Cine, cine, cine
Escribo bajo los estimulantes efectos de la indignación. No es la primera vez que me ocurre y tengo razones para creer que se trata de un fenómeno tan extendido que constituye una triste obviedad. No obstante, y por si acaso queda alguien que todavía no se ha enterado, yo acuso: algunos cines no atienden al espectador como es debido. En este caso, la acción transcurre en el Gran Sarrià, pero me consta que otras salas sufren las mismas deficiencias. Un reciente día festivo, al llegar al cine con la intención de ver la película Un tipo corriente (relectura porteña de Manhattan, de Woody Allen), descubro que no soy el primero. Falta media hora para el comienzo de la primera sesión, pero ya hay un centenar de consumidores haciendo cola. Se intuye cierto movimiento tras el cristal de la taquilla. Una sola persona atiende al público y, cuando empieza a hacerlo, sólo faltan 20 minutos. Como las entradas son numeradas, el ritmo de venta es muy lento. La competencia de la taquillera no absorbe el crecimiento de la cola. Mientras tanto, un responsable de sala, uniformado, merodea por allí con un walkie-talkie en la mano y cara de haber sido contratado para dar la cara, aunque no para que se la rompan.
Ustedes me dirán: 'Haber comprado la entrada en el Servicaixa, mamón'. Lo intenté. Por la mañana, contemplando la posibilidad de que quizá me apetecería ir al cine por la tarde, acudí a dos terminales de La Caixa, pero me tropecé con la ya clásica frasecita de 'operación no disponible'. Contuve mi propensión a la blasfemia y pensé: 'Comprarás la entrada en el cine, y si hay mucha gente, en el terminal del vestíbulo que permite adquirirla, con tarjeta, sin pasar por taquilla'. No había calculado que los responsables de la sala cerrarían las puertas que permiten acceder al terminal y que sólo las abrirían a las 15.47. A codazo limpio, pues, me situé a la cabeza de los primos que creíamos que íbamos a saltarnos la cola, que, en lugar de menguar, crecía.

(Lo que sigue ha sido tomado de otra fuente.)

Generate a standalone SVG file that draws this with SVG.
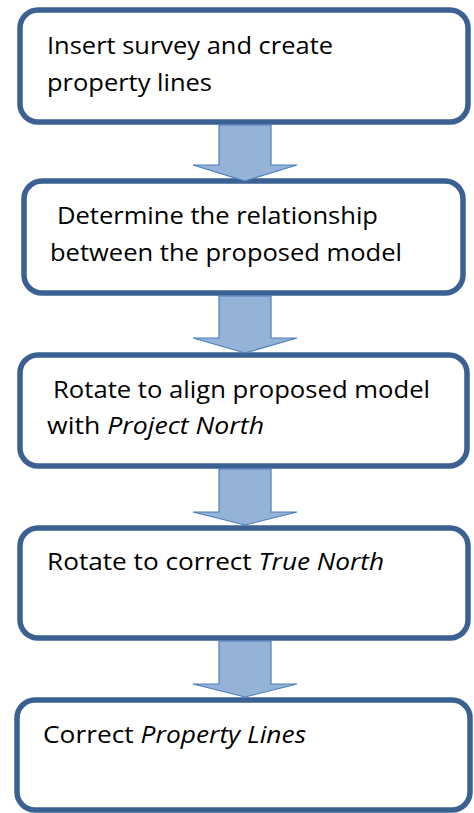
<svg xmlns="http://www.w3.org/2000/svg" width="474" height="813" viewBox="0 0 474 813">
<style>
.box{fill:#ffffff;stroke:#3A6192;stroke-width:5.5}
.arr{fill:#95B3D7;stroke:#4A7EBB;stroke-width:1.2;stroke-linejoin:miter}
.t{font-family:"Open Sans","Liberation Sans",sans-serif;font-size:24px;fill:#000000}
.i{font-style:italic}
</style>
<rect width="474" height="813" fill="#ffffff"/>
<g id="node1">
<rect class="box" x="20" y="10" width="448" height="112" rx="18"/>
<text class="t" x="47" y="54" textLength="286" lengthAdjust="spacingAndGlyphs">Insert survey and create</text>
<text class="t" x="47" y="91" textLength="165" lengthAdjust="spacingAndGlyphs">property lines</text>
</g>
<g id="node2">
<rect class="box" x="24" y="181" width="439" height="112" rx="18"/>
<text class="t" x="57" y="224" textLength="321" lengthAdjust="spacingAndGlyphs">Determine the relationship</text>
<text class="t" x="50" y="261" textLength="352" lengthAdjust="spacingAndGlyphs">between the proposed model</text>
</g>
<g id="node3">
<rect class="box" x="20" y="355" width="447" height="111" rx="18"/>
<text class="t" x="53" y="398" textLength="377" lengthAdjust="spacingAndGlyphs">Rotate to align proposed model</text>
<text class="t" x="47" y="434" textLength="217" lengthAdjust="spacingAndGlyphs">with <tspan class="i">Project North</tspan></text>
</g>
<g id="node4">
<rect class="box" x="20" y="528" width="448" height="110" rx="18"/>
<text class="t" x="47" y="570" textLength="337" lengthAdjust="spacingAndGlyphs">Rotate to correct <tspan class="i">True North</tspan></text>
</g>
<g id="node5">
<rect class="box" x="17" y="700" width="453" height="110" rx="18"/>
<text class="t" x="43" y="743" textLength="263" lengthAdjust="spacingAndGlyphs">Correct <tspan class="i">Property Lines</tspan></text>
</g>
<g id="connectors">
<polygon class="arr" points="219,125 271,125 271,165 297,165 245,181 193,165 219,165"/>
<polygon class="arr" points="219,296 271,296 271,338 297,338 245,353 193,338 219,338"/>
<polygon class="arr" points="219,469 271,469 271,512 297,512 245,525 193,512 219,512"/>
<polygon class="arr" points="219,641 271,641 271,684 297,684 245,697 193,684 219,684"/>
</g>
</svg>
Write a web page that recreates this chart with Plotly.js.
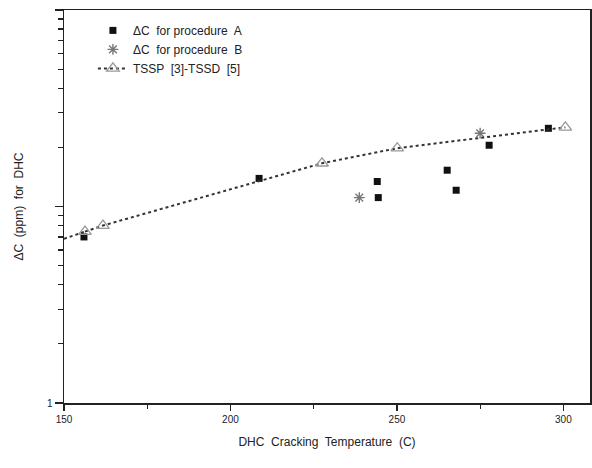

Mi gozo en un pozo: el terminal no funcionaba, con lo cual, tras perder la tanda, tuve que regresar a la cola. La indignación iba en aumento, pero se mantenía a niveles más cercanos al seny que a la rauxa. Una amable ciudadana, más cerca de la meta que yo, se ofreció para comprarme la entrada pero, por principios, rechacé la oferta. Los que habían conseguido su entrada descendían por la rampa, dispuestos a comprar palomitas y chuches. Envidié a los que conseguirían ver una película que cuenta con la rotunda, refulgente y vigorosa naturalidad de Angie Cepeda, probablemente una de las actrices más atractivas del mundo. A las cuatro en punto, hora anunciada para el inicio de la peli, aún quedaban 50 personas delante de mí, así que, para no cabrearme, y siguiendo los consejos de mi cardiólogo de cabecera, desistí, pensé que ya volvería otro día, regresé a casa y me atiborré de telebasura y bollería industrial hasta perder el sentido.
El Gran Sarrià es un cine al que acudo a menudo, solo o acompañado. Cuando lo abrieron, me alegré enormemente porque, con el Cinesa Diagonal, constituye un reducto de ocio que resuelve el ansia cinéfila de la zona. Soy, pues, un cliente fijo. Pero ni el uno ni el otro tratan a sus clientes como se merecen. Los someten a esperas innecesarias, les aplican horarios absurdos de apertura y desatienden algunos aspectos de su compleja organización. Por si eso fuera poco, el sistema de venta de entradas a través de cajeros o terminales falla, lo cual discrimina a la gente que no tiene por costumbre comprar con antelación y a los que, sin haberlo planificado, y practicando una concepción carpe diem de su tiempo libre, deciden que no estaría mal ir al cine. El trato que recibe el espectador adicto a la industria del ocio deja mucho que desear. En los conciertos de rock, tras castigarte con un sistema de adquisición de entradas inspirado en las colas soviéticas, te tratan como a ganado y, en algunos casos, ponen en peligro tu integridad física fomentando carreras, estampidas, soponcios y empujones. En el tan vilipendiado fútbol, si se aplicaran los criterios de algunos cines, las catástrofes serían diarias. El teatro se salva de la epidemia porque el público está mentalizado y compra la entrada con antelación, entre otras razones porque no suele tener problemas. Con las de cine, en cambio, las incidencias se repiten (sobre todo los festivos) incluso pagando y siendo previsor. Y que conste que no es la primera vez que eso me ocurre. Y que no soy el único. En la cola, me encontré con personas indignadas, algunas de las cuales me rogaron que escribiera un artículo para dejar constancia de tanta incompetencia por un lado y de tanta impotencia por otro. Va por ustedes.